When Will wakes up, his first plan is to take his mom and head up to Greenwich, but when his mom dies on the way to meet him because bus prices just went up, it becomes... personal. He heads to Greenwich on his own, wins another millenium in a poker game, gets chased by Time Keepers (the time police, led by Cillian Murphy), falls in love with and kidnaps a rich man's daughter (Amanda Seyfried). Together they become Chronobonnie and Time Clyde, sort of Robin Hood figures who steal time from the rich and give to the poor.

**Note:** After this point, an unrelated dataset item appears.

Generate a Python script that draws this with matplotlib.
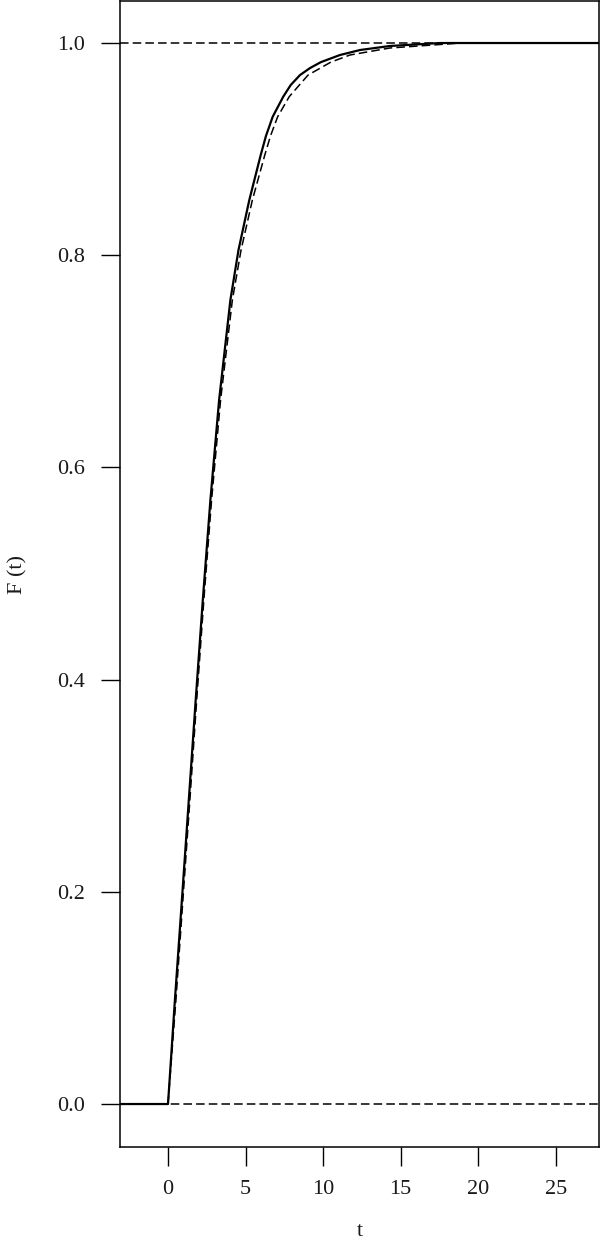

The story is pretty fun. It lifts elements from a lot of different sources, which is OK if they are put to good use. I personally enjoy movies set in elaborate sci-fi worlds with their own sets of rules, so that aspect was fun for me. In Time's weakness is in the script itself. The dialogue is often pretty bad. Every bad play on words and pun involving time is used. The characters mostly feel pretty stock. They feel more like they're there to serve their purpose in the story than be real people. The class metaphor is forced on us pretty hard and often feels belabored and obvious.
The cast is actually pretty good. I actually like all the young-ish actors in it, and think they all could have done better if their characters had a little more depth. Andrew Niccol wisely put his best actors in the roles of older characters. Cillian Murphy and Vincent Kartheiser give the best performances. Kartheiser does a variation on his Mad Men character when playing Sylvia's father. He definitely sells the weight of old age better than I think Timberlake would have done (and Olivia Wilde, who I never bought as Timberlake's mom). There's one guy I want to point out, one of the Minute Men, who doesn't even have much of a speaking part, but decided it would be awesome if he wore a fedora slightly tilted. I have nothing to say about his performance, I just thought he looked ridiculous. He could be one of Timberlake's backup dancers.